(Stored records)

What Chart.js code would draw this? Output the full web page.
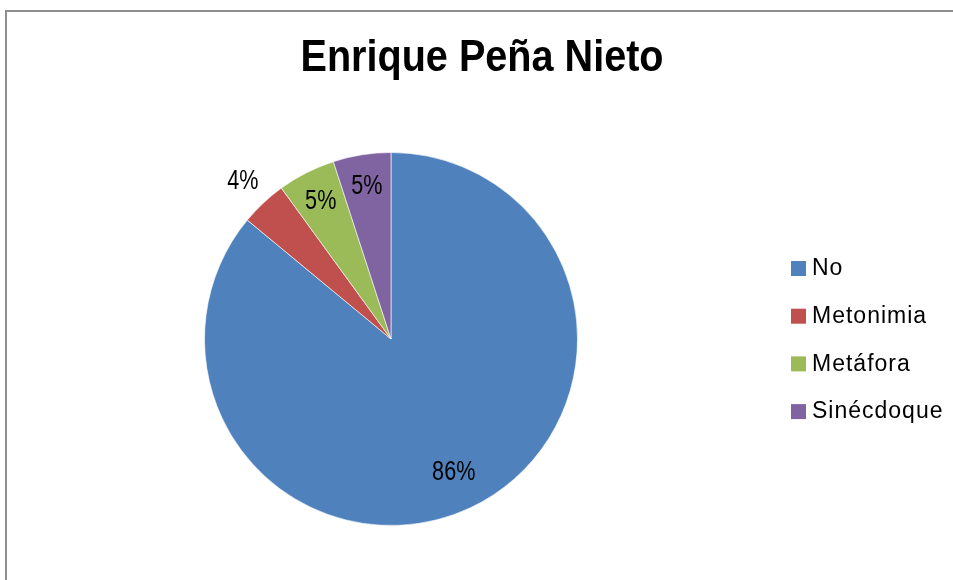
<!DOCTYPE html>
<html>
<head>
<meta charset="utf-8">
<script src="https://cdn.jsdelivr.net/npm/chart.js@4"></script>
<style>
  html, body { margin: 0; padding: 0; background: #fff; }
  #wrap { width: 953px; height: 580px; }
</style>
</head>
<body>
<div id="wrap"><canvas id="pieChart" width="953" height="580"></canvas></div>
<script>
// --- Data ---
const chartTitle = 'Enrique Peña Nieto';
const categories = ['No', 'Metonimia', 'Metáfora', 'Sinécdoque'];
const shares = [86, 4, 5, 5];
const sliceColors = ['#4F81BD', '#C0504D', '#9BBB59', '#8064A2'];

// how far out each percentage sits, as a fraction of the radius
const labelRadius = [0.79, 1.16, 0.83, 0.83];

// text squeezed sideways, for a narrow face
function narrowText(c, text, x, y, squeeze) {
    c.save();
    c.translate(x, y);
    c.scale(squeeze, 1);
    c.fillText(text, 0, 0);
    c.restore();
}

// --- Frame, title, slice labels and legend ---
const decorations = {
    id: 'decorations',
    beforeDraw(chart) {
        const c = chart.ctx;
        c.save();
        c.strokeStyle = '#8e8e8e';
        c.lineWidth = 2;
        c.beginPath();
        c.moveTo(6, 600);
        c.lineTo(6, 11);
        c.lineTo(960, 11);
        c.stroke();
        c.restore();
    },
    afterDatasetsDraw(chart) {
        const c = chart.ctx;
        const total = shares.reduce((a, b) => a + b, 0);
        const arcs = chart.getDatasetMeta(0).data;
        c.save();
        c.fillStyle = '#000';
        c.textAlign = 'center';
        c.textBaseline = 'middle';
        c.font = '27px "Liberation Sans", Arial, sans-serif';
        arcs.forEach((arc, i) => {
            const p = arc.getProps(['x', 'y', 'startAngle', 'endAngle', 'outerRadius'], true);
            const mid = (p.startAngle + p.endAngle) / 2;
            const r = p.outerRadius * labelRadius[i];
            const pct = Math.round(shares[i] / total * 100) + '%';
            narrowText(c, pct, p.x + Math.cos(mid) * r, p.y + Math.sin(mid) * r, 0.8);
        });

        // title
        c.font = 'bold 45px "Liberation Sans", Arial, sans-serif';
        c.textBaseline = 'alphabetic';
        narrowText(c, chartTitle, 482, 71, 0.88);

        // legend
        c.textAlign = 'left';
        c.textBaseline = 'middle';
        c.font = '23px "Liberation Sans", Arial, sans-serif';
        c.letterSpacing = '1px';
        categories.forEach((name, i) => {
            const y = 268 + i * 47.7;
            c.fillStyle = sliceColors[i];
            c.fillRect(791, y - 7, 15, 15);
            c.fillStyle = '#000';
            c.fillText(name, 812, y + 1);
        });
        c.restore();
    }
};

// --- Pie ---
const ctx = document.getElementById('pieChart').getContext('2d');
const pieChart = new Chart(ctx, {
    type: 'pie',
    data: {
        labels: categories,
        datasets: [{
            data: shares,
            backgroundColor: sliceColors,
            borderColor: 'rgba(255,255,255,0.6)',
            borderWidth: 1
        }]
    },
    options: {
        responsive: false,
        animation: false,
        layout: { padding: { left: 204, right: 375, top: 152, bottom: 54 } },
        plugins: {
            legend: { display: false },
            tooltip: { enabled: false },
            title: { display: false }
        }
    },
    plugins: [decorations]
});
</script>
</body>
</html>
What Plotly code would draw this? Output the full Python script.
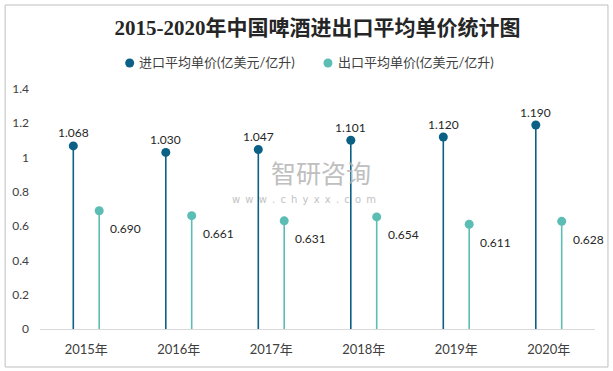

- WHAT IS BEING ASKED:
Return the material line for line, from its beginning to the line that contains "const labelRadius = [0.79, 1.16, 0.83, 0.83];", with the pictures left out.

- SOLVED PROBLEM:
What Chart.js code would draw this? Output the full web page.
<!DOCTYPE html>
<html>
<head>
<meta charset="utf-8">
<script src="https://cdn.jsdelivr.net/npm/chart.js@4"></script>
<style>
  html, body { margin: 0; padding: 0; background: #fff; }
  #wrap { width: 953px; height: 580px; }
</style>
</head>
<body>
<div id="wrap"><canvas id="pieChart" width="953" height="580"></canvas></div>
<script>
// --- Data ---
const chartTitle = 'Enrique Peña Nieto';
const categories = ['No', 'Metonimia', 'Metáfora', 'Sinécdoque'];
const shares = [86, 4, 5, 5];
const sliceColors = ['#4F81BD', '#C0504D', '#9BBB59', '#8064A2'];

// how far out each percentage sits, as a fraction of the radius
const labelRadius = [0.79, 1.16, 0.83, 0.83];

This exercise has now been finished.